The good news is that O’Malley has a record we can examine, so voters will have more to go on than promises of “hope and change.” For fiscal policy, Cato grades the governors from “A” to “F” every two years in its “report cards.” One thing stands out about O’Malley’s record: his Obama-like zeal for raising taxes.
In 2008 Cato awarded O’Malley an “F” after he signed into law a huge tax increase. In 2010 O’Malley recovered with “B,” as he trimmed spending during the recession and took a breather from tax increases. But in the 2012 and 2014 reports, the governor plunged to “D,” as spending growth resumed and he pushed more tax hikes.
Let’s take a closer look at spending. Over O’Malley’s tenure (fiscal years 2007 to 2015), Maryland general fund spending rose 13 percent, based on data from the National Association of State Budget Officers (NASBO). Across the nation, state general fund spending rose 15 percent over the period, so O’Malley performed a bit better than average.
He increased taxes so much that even this heavily Democratic state revolted at the ballot box.
However, the general fund is only a fraction of total state spending. According to NASBO, total Maryland spending jumped 33 percent from 2007 to 2014, which compared to the national increase of 25 percent. So by this measure, O’Malley was worse than average.
Now let’s look at tax changes, which are a more precise measure of a governor’s fiscal approach. While governors have only partial control over spending, they have full power to either sign or veto tax increases and cuts. Unless overridden by legislatures, governors are responsible for changes to income taxes, business taxes, sales taxes, and excise taxes.
This is where O’Malley reveals his Obama-style tendencies the most, as he raised just about every tax in Maryland. Governor O’Malley:
- Raised the top personal income tax rate from 4.75 to 5.75 percent. With local taxes on top, Maryland’s top rate is 8.95 percent.

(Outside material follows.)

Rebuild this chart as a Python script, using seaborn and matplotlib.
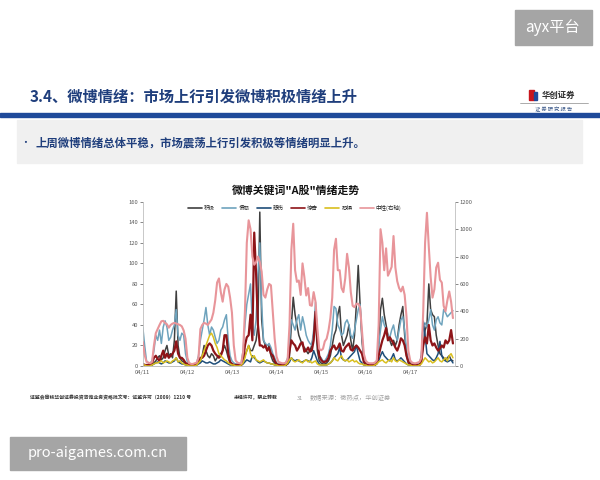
import numpy as np
import pandas as pd
import matplotlib.pyplot as plt
import seaborn as sns
from matplotlib.patches import Rectangle
from matplotlib.lines import Line2D

# 小时级数据，04/11 00:00 起，共 7 天
dates = ['04/11', '04/12', '04/13', '04/14', '04/15', '04/16', '04/17']

positive = [2, 1, 0, 0, 0, 1, 3, 5, 8, 10, 6, 8, 15, 20, 10, 12, 8, 25, 73, 20, 8, 5, 4, 2,
            1, 1, 1, 1, 1, 1, 3, 5, 10, 20, 15, 10, 8, 12, 10, 5, 8, 10, 12, 15, 20, 15, 8, 3,
            2, 1, 1, 1, 1, 1, 3, 10, 15, 20, 15, 15, 20, 25, 40, 150, 45, 25, 20, 15, 20, 10, 5, 3,
            1, 1, 1, 1, 1, 1, 2, 10, 40, 67, 50, 40, 30, 25, 20, 18, 15, 12, 15, 20, 30, 45, 15, 5,
            3, 2, 2, 3, 5, 10, 20, 30, 35, 50, 58, 30, 20, 25, 30, 40, 25, 15, 30, 60, 98, 60, 25, 5,
            1, 1, 1, 1, 1, 1, 3, 20, 55, 66, 50, 40, 30, 25, 20, 25, 20, 25, 40, 50, 58, 30, 10, 3,
            1, 1, 1, 1, 1, 1, 5, 20, 35, 40, 80, 55, 50, 48, 30, 20, 12, 10, 8, 6, 8, 10, 6, 5]

anger = [38, 20, 5, 3, 3, 5, 15, 30, 25, 35, 22, 38, 44, 38, 25, 28, 35, 40, 55, 30, 25, 32, 30, 12,
         4, 3, 2, 2, 2, 3, 10, 25, 35, 45, 57, 40, 30, 38, 35, 28, 22, 25, 35, 38, 45, 50, 25, 10,
         5, 3, 2, 2, 2, 3, 15, 40, 60, 70, 80, 40, 30, 45, 90, 120, 60, 25, 22, 20, 22, 18, 12, 8,
         3, 2, 2, 2, 2, 3, 8, 25, 45, 40, 35, 45, 50, 35, 48, 40, 30, 25, 22, 20, 35, 62, 30, 10,
         8, 5, 5, 8, 12, 20, 35, 58, 56, 40, 36, 30, 32, 42, 45, 40, 30, 27, 35, 45, 55, 60, 30, 10,
         4, 3, 2, 2, 2, 3, 5, 20, 35, 48, 40, 36, 30, 28, 35, 40, 30, 25, 35, 45, 48, 35, 15, 6,
         4, 3, 2, 2, 2, 3, 10, 40, 42, 38, 45, 55, 40, 35, 45, 48, 42, 40, 55, 52, 48, 50, 52, 54]

sad = [1, 1, 0, 0, 0, 1, 2, 3, 4, 3, 2, 3, 5, 4, 3, 3, 4, 5, 8, 4, 3, 2, 2, 1,
       1, 0, 0, 0, 0, 1, 2, 3, 5, 4, 3, 3, 4, 3, 2, 2, 3, 4, 6, 5, 4, 3, 2, 1,
       1, 0, 0, 0, 0, 1, 2, 4, 6, 5, 4, 10, 8, 6, 4, 3, 4, 5, 4, 3, 3, 2, 2, 1,
       1, 0, 0, 0, 0, 1, 2, 4, 8, 6, 5, 6, 5, 4, 4, 5, 6, 5, 4, 8, 15, 10, 5, 2,
       1, 1, 1, 1, 2, 3, 5, 8, 10, 12, 18, 8, 6, 5, 6, 8, 10, 12, 14, 20, 12, 5, 3, 1,
       1, 0, 0, 0, 0, 1, 2, 5, 10, 14, 10, 8, 6, 5, 8, 12, 6, 5, 6, 8, 6, 4, 2, 1,
       1, 0, 0, 0, 0, 1, 8, 44, 30, 12, 10, 8, 6, 5, 8, 12, 24, 10, 6, 5, 4, 5, 6, 3]

surprise = [2, 1, 1, 1, 2, 3, 8, 10, 7, 5, 10, 15, 8, 12, 8, 10, 12, 15, 24, 12, 8, 8, 6, 3,
            2, 1, 1, 1, 1, 2, 5, 8, 8, 10, 15, 20, 22, 20, 15, 12, 10, 8, 10, 15, 30, 30, 12, 4,
            2, 1, 1, 1, 1, 1, 5, 20, 28, 30, 50, 25, 130, 90, 40, 20, 20, 18, 20, 15, 18, 12, 10, 5,
            2, 1, 1, 1, 1, 1, 3, 15, 25, 22, 20, 15, 18, 22, 23, 14, 15, 18, 14, 15, 25, 53, 25, 10,
            6, 4, 4, 5, 8, 15, 18, 20, 16, 18, 22, 15, 14, 18, 20, 22, 16, 15, 18, 20, 18, 15, 12, 4,
            2, 1, 1, 1, 1, 1, 3, 10, 18, 25, 30, 37, 25, 28, 25, 22, 18, 15, 20, 27, 25, 20, 10, 4,
            2, 1, 1, 1, 1, 1, 5, 20, 28, 22, 40, 25, 20, 22, 18, 15, 17, 20, 18, 25, 22, 25, 35, 22]

fear = [1, 1, 0, 0, 0, 1, 2, 3, 3, 4, 5, 3, 4, 5, 4, 3, 5, 6, 8, 4, 5, 3, 2, 1,
        1, 0, 0, 0, 0, 1, 3, 5, 10, 15, 20, 25, 30, 32, 28, 22, 18, 12, 10, 8, 6, 5, 3, 2,
        1, 1, 0, 0, 0, 1, 3, 8, 15, 20, 12, 8, 10, 6, 5, 4, 5, 6, 4, 3, 3, 2, 2, 1,
        1, 0, 0, 0, 0, 1, 3, 6, 8, 5, 4, 5, 6, 4, 3, 5, 6, 4, 5, 3, 4, 5, 2, 1,
        1, 1, 1, 1, 2, 3, 5, 8, 6, 5, 8, 10, 6, 5, 6, 4, 5, 6, 4, 5, 3, 2, 2, 1,
        1, 0, 0, 0, 0, 1, 2, 4, 5, 6, 4, 3, 5, 6, 4, 8, 5, 4, 6, 5, 4, 3, 2, 1,
        1, 0, 0, 0, 0, 1, 2, 5, 8, 6, 4, 5, 3, 4, 6, 8, 5, 4, 6, 8, 5, 10, 12, 8]

neutral = [175, 80, 30, 25, 20, 30, 150, 240, 270, 300, 327, 330, 315, 305, 280, 300, 310, 315, 310, 305, 300, 290, 260, 200,
           60, 20, 15, 15, 20, 25, 60, 270, 300, 315, 310, 300, 320, 340, 390, 480, 610, 640, 540, 470, 560, 600, 580, 500,
           390, 150, 40, 25, 20, 20, 100, 400, 900, 1065, 1000, 800, 740, 760, 800, 760, 690, 520, 500, 560, 600, 590, 400, 200,
           70, 30, 25, 20, 20, 25, 50, 300, 850, 1040, 700, 615, 625, 520, 750, 650, 515, 570, 445, 440, 540, 470, 275, 125,
           115, 125, 180, 200, 260, 350, 500, 850, 930, 700, 700, 570, 540, 640, 820, 720, 540, 440, 430, 455, 455, 430, 260, 90,
           40, 25, 20, 20, 20, 25, 40, 300, 1000, 900, 700, 860, 660, 690, 725, 950, 720, 620, 570, 545, 580, 520, 360, 110,
           40, 25, 20, 20, 25, 30, 60, 400, 900, 1120, 870, 650, 500, 560, 720, 755, 630, 610, 440, 400, 480, 545, 470, 350]

left_names = ['积极', '愤怒', '悲伤', '惊奇', '恐惧']
right_name = '中性(右轴)'

colors = {
    '积极': '#3f3f3f',
    '愤怒': '#6ea3bd',
    '悲伤': '#1f4e79',
    '惊奇': '#8e1418',
    '恐惧': '#d9bf1e',
    '中性(右轴)': '#e8959a',
}
widths = {'积极': 1.1, '愤怒': 1.1, '悲伤': 1.1, '惊奇': 1.6, '恐惧': 1.1, '中性(右轴)': 1.5}

hours = np.arange(len(positive))
df = pd.DataFrame({'hour': hours, '积极': positive, '愤怒': anger, '悲伤': sad,
                   '惊奇': surprise, '恐惧': fear, '中性(右轴)': neutral})

sns.set_style("white")
plt.rcParams['font.family'] = ['Noto Sans CJK SC', 'DejaVu Sans']

fig = plt.figure(figsize=(6, 4.8), dpi=100)
fig.patch.set_facecolor('white')

# 幻灯片装饰
fig.patches.append(Rectangle((515 / 600, 1 - 45 / 480), 77 / 600, 35 / 480,
                             transform=fig.transFigure, color='#a5a5a5', zorder=1))
fig.text(553 / 600, 1 - 27 / 480, 'ayx平台', color='white', fontsize=11,
         ha='center', va='center')

fig.text(30 / 600, 1 - 97 / 480, '3.4、微博情绪：市场上行引发微博积极情绪上升',
         fontsize=11, weight='bold', color='#1f3e7c', va='center')

# logo
fig.patches.append(Rectangle((529 / 600, 1 - 100 / 480), 5 / 600, 10 / 480,
                             transform=fig.transFigure, color='#c8161d'))
fig.patches.append(Rectangle((534 / 600, 1 - 100 / 480), 3 / 600, 8 / 480,
                             transform=fig.transFigure, color='#1f4a9a'))
fig.text(542 / 600, 1 - 95 / 480, '华创证券', fontsize=6, weight='bold',
         color='#2b2b2b', va='center')
fig.add_artist(Line2D([520 / 600, 588 / 600], [1 - 103 / 480, 1 - 103 / 480],
                      color='#8a8a8a', lw=0.5, transform=fig.transFigure))
fig.text(554 / 600, 1 - 109 / 480, '证 券 研 究 报 告', fontsize=3.8,
         color='#3d5a8a', ha='center', va='center')

fig.patches.append(Rectangle((0, 1 - 117 / 480), 1, 4 / 480,
                             transform=fig.transFigure, color='#1f4a9a'))
fig.patches.append(Rectangle((17 / 600, 1 - 163 / 480), 565 / 600, 43 / 480,
                             transform=fig.transFigure, color='#f0f0f0'))
fig.text(20 / 600, 1 - 143 / 480, '•', fontsize=7, color='#1f3e7c', va='center')
fig.text(36 / 600, 1 - 143 / 480, '上周微博情绪总体平稳，市场震荡上行引发积极等情绪明显上升。',
         fontsize=8.2, weight='bold', color='#1f3e7c', va='center')

fig.text(296 / 600, 1 - 190 / 480, '微博关键词"A股"情绪走势', fontsize=7.8,
         weight='bold', color='#111111', ha='center', va='center')

# 图表
ax = fig.add_axes([0.238, 0.2375, 0.52, 0.342])
for name in left_names:
    sns.lineplot(data=df, x='hour', y=name, ax=ax, color=colors[name],
                 linewidth=widths[name], legend=False)
ax2 = ax.twinx()
sns.lineplot(data=df, x='hour', y=right_name, ax=ax2, color=colors[right_name],
             linewidth=widths[right_name], legend=False)

ax.set_xlim(0, len(positive))
ax.set_ylim(0, 160)
ax2.set_ylim(0, 1200)
ax.set_yticks(range(0, 161, 20))
ax2.set_yticks(range(0, 1201, 200))
ax.set_xticks(np.arange(len(dates)) * 24)
ax.set_xticklabels(dates)
ax.set_xlabel('')
ax.set_ylabel('')
ax2.set_ylabel('')

for a in (ax, ax2):
    a.tick_params(labelsize=4.2, colors='#595959', length=2, width=0.5, pad=1.5)
    a.spines['top'].set_visible(False)
    for s in ('left', 'right', 'bottom'):
        a.spines[s].set_color('#bfbfbf')
        a.spines[s].set_linewidth(0.6)
ax.tick_params(axis='x', length=0, pad=3)
ax.spines['right'].set_visible(False)
ax2.spines['left'].set_visible(False)

handles = [Line2D([0], [0], color=colors[n], lw=1.2) for n in left_names + [right_name]]
ax2.legend(handles, left_names + [right_name], loc='center', ncol=6,
           bbox_to_anchor=(0.487, 0.963), frameon=False, fontsize=4,
           handlelength=2.5, columnspacing=1.3, handletextpad=0.4)

# 页脚
fig.text(30 / 600, 1 - 398 / 480, '证监会审核华创证券投资咨询业务资格批文号：证监许可（2009）1210 号',
         fontsize=3.5, weight='bold', color='#333333', va='center')
fig.text(234 / 600, 1 - 398 / 480, '未经许可，禁止转载', fontsize=3.5,
         weight='bold', color='#333333', va='center')
fig.text(297 / 600, 1 - 398 / 480, '31', fontsize=4, color='#9a9a9a', va='center')
fig.text(310 / 600, 1 - 398 / 480, '数据来源：微热点，华创证券', fontsize=4.5,
         color='#a0a0a0', va='center')

fig.patches.append(Rectangle((10 / 600, 1 - 470 / 480), 176 / 600, 33 / 480,
                             transform=fig.transFigure, color='#a5a5a5'))
fig.text(98 / 600, 1 - 453 / 480, 'pro-aigames.com.cn', color='white', fontsize=10.5,
         ha='center', va='center')

plt.savefig('out.png', dpi=100)
plt.close()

- Raised the corporate tax rate from 7.0 to 8.25 percent.
- Raised the sales tax rate from 5 to 6 percent and expanded the sales tax base.
- Raised the sales tax rate on beer, wine, and spirits by 50 percent.
- Raised the gas tax by 20 cents over four years, almost doubling the rate from 23.5 cents.
- Doubled the cigarette tax from $1 to $2 per pack.
- Imposed higher taxes on vehicle registration.
- Imposed a stormwater mitigation fee on property owners, or a “rain tax.”
After eight years, O’Malley had hit income earners, businesses, consumers, smokers, beer drinkers, wine drinkers, and drivers, which probably means everyone in the state. He didn’t just punish the top 1 percent often targeted by Democrats — he gave a tax spanking to all 100 percent of Marylanders.
By 2014 Marylanders had finally had enough. In the gubernatorial election, Republican Larry Hogan pulled off a stunning upset over Democrat Anthony Brown. As the Washington Post said, Hogan’s win was powered by “relentlessly promising to roll back tax increases,” and it was a “repudiation of the eight-year tenure” of O’Malley. Hogan is focusing on rolling back some of the tax hikes, starting with the rain tax.
Hogan will have to deal with other fiscal legacies of O’Malley. Maryland has a large unfunded pension debt for its government workers. Standard and Poor’s found that Maryland’s pension funding ratio is just 64 percent, below the 50-state average of 71 percent, and much less than the full-funding ratio of 100 percent. That means that Marylanders could face more tax hikes down the road unless bloated state worker benefits are scaled back.